Lil Uzi Vert fuses both facets of his career together with “Eternal Atake” and “LUV vs. the World 2”

Opinion posted March 24, 2020 in

On the morning of September 16, 2017, shortly after the release of his debut studio album “Luv Is Rage 2,” Lil Uzi Vert teased that he was working on a song for a sequel to his acclaimed 2016 mixtape “Lil Uzi Vert vs. The World.”

In the span of just under two years, the Philadelphia rapper had risen from a relatively unknown to one of the genre’s brightest stars, and he was set to build on that success with the expected 2018 release of “Eternal Atake,” an album that was billed as his opus.           

However, instead of releasing a project, Lil Uzi Vert songs have become scarce over the last couple years, as the rapper verbally sparred with his label and had a short-lived retirement, creating almost otherworldly expectations for his second album. 

And yet, Uzi managed to meet those expectations, crafting an hour-long epic that seamlessly blends an array of rapping styles, flows, and melodic crooning — a feat that wouldn’t be accomplished without the rapper’s natural chemistry with Philadelphia  production collective Working On Dying, who produced the majority of the album’s 18 tracks.   

In the days after the release of the long-awaited album, the rapper announced that a 14-song “deluxe” version of the album would be coming out the following week.    

A “deluxe” addendum to a rap album typically adds several extra songs to the end of a tracklist.
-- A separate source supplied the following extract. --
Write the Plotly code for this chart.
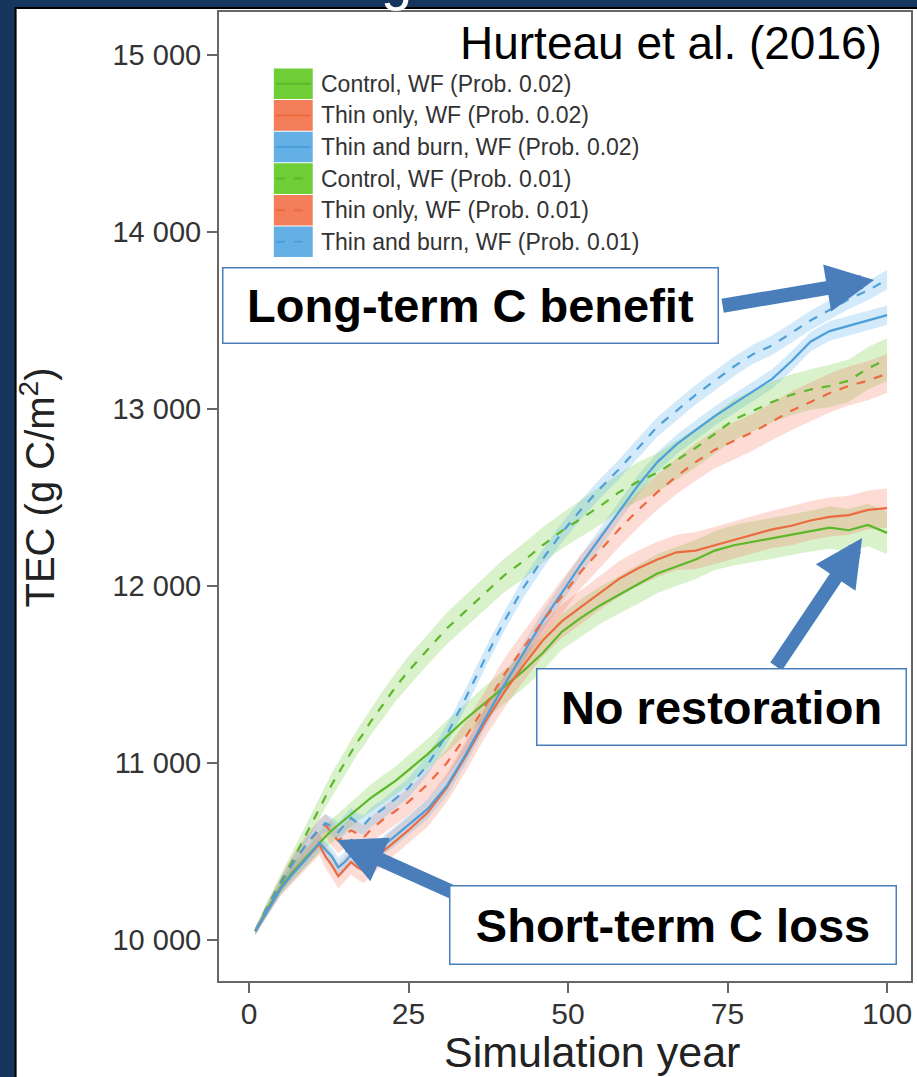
import plotly.graph_objects as go

# ---------------- data ----------------
years = [1, 3, 5, 7, 9, 11, 12, 13, 14, 15, 16, 17, 18, 19, 21, 23, 25, 28, 31, 34, 37,
         40, 43, 46, 49, 52, 55, 58, 61, 64, 67, 70, 73, 76, 79, 82, 85, 88, 91, 94, 97, 100]

control_02 = [10050, 10180, 10300, 10390, 10470, 10550, 10585, 10620, 10650, 10680, 10710, 10740,
              10770, 10800, 10850, 10900, 10960, 11050, 11150, 11250, 11340, 11430, 11520, 11620,
              11740, 11820, 11890, 11950, 12010, 12070, 12110, 12150, 12200, 12230, 12250, 12270,
              12290, 12310, 12330, 12315, 12345, 12300]
thin_02 = [10050, 10170, 10290, 10380, 10460, 10540, 10470, 10420, 10360, 10400, 10440, 10410,
           10390, 10430, 10500, 10560, 10620, 10720, 10860, 11040, 11230, 11400, 11550, 11690,
           11800, 11880, 11960, 12040, 12100, 12150, 12190, 12200, 12230, 12260, 12290, 12320,
           12340, 12370, 12390, 12400, 12430, 12440]
burn_02 = [10050, 10170, 10290, 10380, 10460, 10550, 10510, 10470, 10410, 10440, 10480, 10460,
           10450, 10480, 10530, 10590, 10650, 10740, 10870, 11050, 11250, 11440, 11620, 11800,
           11960, 12120, 12270, 12420, 12570, 12700, 12800, 12880, 12960, 13030, 13100, 13170,
           13270, 13380, 13440, 13470, 13500, 13530]
control_01 = [10050, 10200, 10330, 10460, 10600, 10740, 10810, 10880, 10940, 11000, 11060, 11120,
              11170, 11230, 11330, 11430, 11520, 11640, 11760, 11860, 11960, 12060, 12140, 12230,
              12310, 12380, 12450, 12530, 12590, 12640, 12710, 12780, 12860, 12940, 12990, 13040,
              13080, 13110, 13130, 13160, 13230, 13280]
thin_01 = [10050, 10190, 10320, 10440, 10540, 10620, 10650, 10600, 10560, 10590, 10620, 10600,
           10580, 10620, 10680, 10730, 10780, 10880, 11000, 11150, 11320, 11500, 11650, 11800,
           11940, 12080, 12200, 12320, 12430, 12530, 12620, 12700, 12770, 12820, 12870, 12930,
           12990, 13040, 13090, 13130, 13160, 13200]
burn_01 = [10050, 10190, 10320, 10440, 10540, 10630, 10660, 10640, 10610, 10650, 10690, 10660,
           10650, 10690, 10740, 10800, 10860, 10990, 11160, 11370, 11590, 11800, 11990, 12150,
           12300, 12430, 12550, 12660, 12780, 12900, 12990, 13080, 13160, 13240, 13310, 13360,
           13430, 13500, 13560, 13620, 13670, 13730]

# half-width of the shaded uncertainty ribbons
band_control_02 = [20, 30, 40, 50, 55, 60, 60, 65, 65, 70, 70, 70, 75, 75, 80, 80, 85, 85, 90, 90, 95,
                   95, 100, 100, 100, 105, 105, 105, 110, 110, 110, 110, 110, 115, 115, 115, 115, 115,
                   120, 120, 120, 120]
band_thin_02 = [20, 30, 40, 50, 55, 60, 65, 70, 70, 70, 70, 70, 70, 70, 75, 75, 75, 80, 80, 85, 85,
                90, 90, 90, 95, 95, 95, 100, 100, 100, 100, 105, 105, 105, 105, 105, 110, 110, 110,
                110, 110, 110]
band_burn_02 = [20, 25, 30, 35, 40, 45, 50, 50, 55, 55, 55, 55, 55, 55, 55, 55, 55, 55, 55, 55, 55,
                55, 55, 55, 55, 55, 55, 55, 55, 55, 55, 55, 55, 55, 55, 55, 55, 55, 55, 55, 55, 55]
band_control_01 = [20, 30, 40, 50, 55, 60, 60, 65, 65, 70, 70, 70, 75, 75, 80, 80, 85, 85, 90, 90,
                   95, 95, 100, 100, 100, 105, 105, 105, 110, 110, 110, 110, 110, 115, 115, 115, 115,
                   115, 120, 120, 120, 120]
band_thin_01 = [20, 30, 40, 50, 55, 60, 65, 70, 70, 70, 70, 70, 70, 70, 75, 75, 75, 80, 80, 85, 85,
                90, 90, 90, 95, 95, 95, 100, 100, 100, 100, 105, 105, 105, 105, 105, 110, 110, 110,
                110, 110, 110]
band_burn_01 = [20, 25, 30, 35, 40, 45, 50, 50, 55, 55, 55, 55, 55, 55, 55, 55, 55, 55, 55, 55, 55,
                55, 55, 55, 55, 55, 55, 55, 55, 55, 55, 55, 55, 55, 55, 55, 55, 55, 55, 55, 55, 55]

series_names = ["Control, WF (Prob. 0.02)", "Thin only, WF (Prob. 0.02)",
                "Thin and burn, WF (Prob. 0.02)", "Control, WF (Prob. 0.01)",
                "Thin only, WF (Prob. 0.01)", "Thin and burn, WF (Prob. 0.01)"]

x_ticks = [0, 25, 50, 75, 100]
x_tick_labels = ["0", "25", "50", "75", "100"]
y_ticks = [10000, 11000, 12000, 13000, 14000, 15000]
y_tick_labels = ["10 000", "11 000", "12 000", "13 000", "14 000", "15 000"]

# ---------------- styling ----------------
FONT = "Liberation Sans, Arial, sans-serif"
NAVY = "#17365d"
ARROW = "#4a7ebb"
line_cols = {"g": "#5cb82a", "o": "#ec6a40", "b": "#4d9fd9"}
swatch_cols = {"g": "#6fcd36", "o": "#f47e59", "b": "#63afe6"}
band_cols = {"g": "rgba(120,210,70,0.28)", "o": "rgba(245,130,100,0.28)", "b": "rgba(110,185,240,0.30)"}

values = [control_02, thin_02, burn_02, control_01, thin_01, burn_01]
bands = [band_control_02, band_thin_02, band_burn_02, band_control_01, band_thin_01, band_burn_01]
keys = ["g", "o", "b", "g", "o", "b"]
dashes = ["solid", "solid", "solid", "dash", "dash", "dash"]

# plot-area pixel bounds (for placing decorations in paper coordinates)
W, H = 917, 1077
L, R, T, B = 219, 913, 12, 981


def px(x):
    return (x - L) / (R - L)


def py(y):
    return (B - y) / (B - T)


fig = go.Figure()

for v, bw, k in zip(values, bands, keys):
    upper = [a + b for a, b in zip(v, bw)]
    lower = [a - b for a, b in zip(v, bw)]
    fig.add_trace(go.Scatter(x=years + years[::-1], y=upper + lower[::-1], fill="toself",
                             fillcolor=band_cols[k], line=dict(width=0), mode="lines",
                             hoverinfo="skip", showlegend=False))

for v, k, d, n in zip(values, keys, dashes, series_names):
    fig.add_trace(go.Scatter(x=years, y=v, mode="lines", name=n,
                             line=dict(color=line_cols[k], width=2.2, dash=d),
                             showlegend=False))

shapes = []
annotations = []

# white panel on the navy slide
shapes.append(dict(type="rect", xref="paper", yref="paper", x0=px(15), x1=px(925), y0=py(1090),
                   y1=py(8), fillcolor="white", line=dict(color="black", width=2), layer="below"))

# manual legend
row_h = 31.6
for i, (n, k, d) in enumerate(zip(series_names, keys, dashes)):
    y0 = 68 + row_h * i
    shapes.append(dict(type="rect", xref="paper", yref="paper", x0=px(274), x1=px(313),
                       y0=py(y0 + row_h - 0.5), y1=py(y0 + 0.5), fillcolor=swatch_cols[k],
                       line=dict(width=0)))
    shapes.append(dict(type="line", xref="paper", yref="paper", x0=px(276), x1=px(311),
                       y0=py(y0 + row_h / 2), y1=py(y0 + row_h / 2),
                       line=dict(color=line_cols[k], width=2, dash="dash" if d == "dash" else "solid")))
    annotations.append(dict(xref="paper", yref="paper", x=px(319), y=py(y0 + row_h / 2),
                            xanchor="left", yanchor="middle", text=n, showarrow=False,
                            font=dict(family=FONT, size=23, color="#333333")))

# source note
annotations.append(dict(xref="paper", yref="paper", x=px(886), y=py(43), xanchor="right",
                        yanchor="middle", text="Hurteau et al. (2016)", showarrow=False,
                        font=dict(family=FONT, size=46, color="black")))

# cut-off slide title fragment
annotations.append(dict(xref="paper", yref="paper", x=px(397), y=py(-20), xanchor="center",
                        yanchor="middle", text="g", showarrow=False,
                        font=dict(family=FONT, size=56, color="white")))

# axis titles
annotations.append(dict(xref="paper", yref="paper", x=px(37), y=py(488), xanchor="center",
                        yanchor="middle", text="TEC (g C/m<sup>2</sup>)", textangle=-90,
                        showarrow=False, font=dict(family=FONT, size=40, color="#222222")))
annotations.append(dict(xref="paper", yref="paper", x=px(593), y=py(1052), xanchor="center",
                        yanchor="middle", text="Simulation year", showarrow=False,
                        font=dict(family=FONT, size=43, color="#222222")))

# arrows (tip given in data units, tail offset in pixels)
def data_x(pxx):
    return -4.7 + (pxx - L) / (R - L) * (103.75 + 4.7)


def data_y(pyy):
    return 15243 - (pyy - T) / (B - T) * (15243 - 9768)


for tip, tail in [((876, 280), (723, 306)), ((864, 538), (777, 668)), ((337, 840), (455, 893))]:
    annotations.append(dict(x=data_x(tip[0]), y=data_y(tip[1]), xref="x", yref="y",
                            ax=tail[0] - tip[0], ay=tail[1] - tip[1], text="", showarrow=True,
                            arrowhead=2, arrowwidth=14, arrowsize=0.68, arrowcolor=ARROW))

# callout boxes
for text, (x0, y0, x1, y1) in [("Long-term C benefit", (223, 267, 720, 344)),
                               ("No restoration", (537, 668, 908, 746)),
                               ("Short-term C loss", (450, 885, 898, 965))]:
    annotations.append(dict(xref="paper", yref="paper", x=px((x0 + x1) / 2), y=py((y0 + y1) / 2),
                            xanchor="center", yanchor="middle", text="<b>%s</b>" % text,
                            showarrow=False, width=x1 - x0 - 3, height=y1 - y0 - 3,
                            bgcolor="white", bordercolor=ARROW, borderwidth=1.5, borderpad=0,
                            font=dict(family=FONT, size=47, color="black")))

fig.update_layout(
    width=W, height=H,
    margin=dict(l=L, r=W - R, t=T, b=H - B, pad=0),
    paper_bgcolor=NAVY, plot_bgcolor="white",
    showlegend=False,
    shapes=shapes, annotations=annotations,
    xaxis=dict(range=[-4.7, 103.75], tickvals=x_ticks, ticktext=x_tick_labels, showgrid=False,
               zeroline=False, ticks="outside", ticklen=10, tickwidth=2, tickcolor="#666666",
               showline=True, linecolor="#666666", linewidth=2, mirror=True,
               ticklabelstandoff=-5,
               tickfont=dict(family=FONT, size=30, color="#333333")),
    yaxis=dict(range=[9768, 15243], tickvals=y_ticks, ticktext=y_tick_labels, showgrid=False,
               zeroline=False, ticks="outside", ticklen=10, tickwidth=2, tickcolor="#666666",
               showline=True, linecolor="#666666", linewidth=2, mirror=True,
               tickfont=dict(family=FONT, size=29, color="#333333")),
)

fig.write_html("out.html")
But the 25-year old decided to circumvent the norm and make the deluxe edition of “Eternal Atake” an entirely new album entitled “LUV vs. The World 2,” the sequel to the star-making mixtape from nearly four years ago.

On his second new project in the span of seven days, Uzi comes through with an album that feels less like an extension of its predecessor. Rather, it can stand on its own two feet. It also contains what might be his best collection of songs to date, with tracks like “Myron,” “Bean (Kobe),” “Yesirskii,” “Moon Relate” and “Trap This Way” (among others) easily standing up with the best of his previous material.

The Working on Dying collective is back, contributing on five tracks, while Pi’erre Bourne — another longtime collaborator and fellow household name — shows up on four tracks, all of which are clear standouts.   

These are two albums that can undoubtedly be played individually, and still serve as some of the best trap/pop-rap in recent memory. But while “Eternal Atake” is an achievement on its own, placing the two albums on one disc effectively fuses all facets of Uzi’s career to this point.

One could easily make the case that “LUV vs. The World 2” calls back to the defiantly punk ethos and rockstar persona that defined much of his 2015-2017 material, while “Eternal Atake” is propelled by the emotive crooning, vocal dexterity and extraterrestrial themes that fans have come to expect from Uzi in recent years.   

Add this to the fact that half of the tracklist is composed of songs that were previously either leaked or teased in snippets prior to the release of “Luv is Rage 2,” and you’ve got a project that not only satisfies Uzi’s rabid fanbase as a throwback to his earlier catalog, but also one that has the ability to work as a preface of sorts to “Eternal Atake.”

By the time “Leaders,”  the smooth closer to “LUV vs. The World 2,” ends and “Baby Pluto” kicks off the second disc of the double album, it almost feels like a page-turn for the boundary-pushing rapper, as he forges into the next stage of his enthralling career.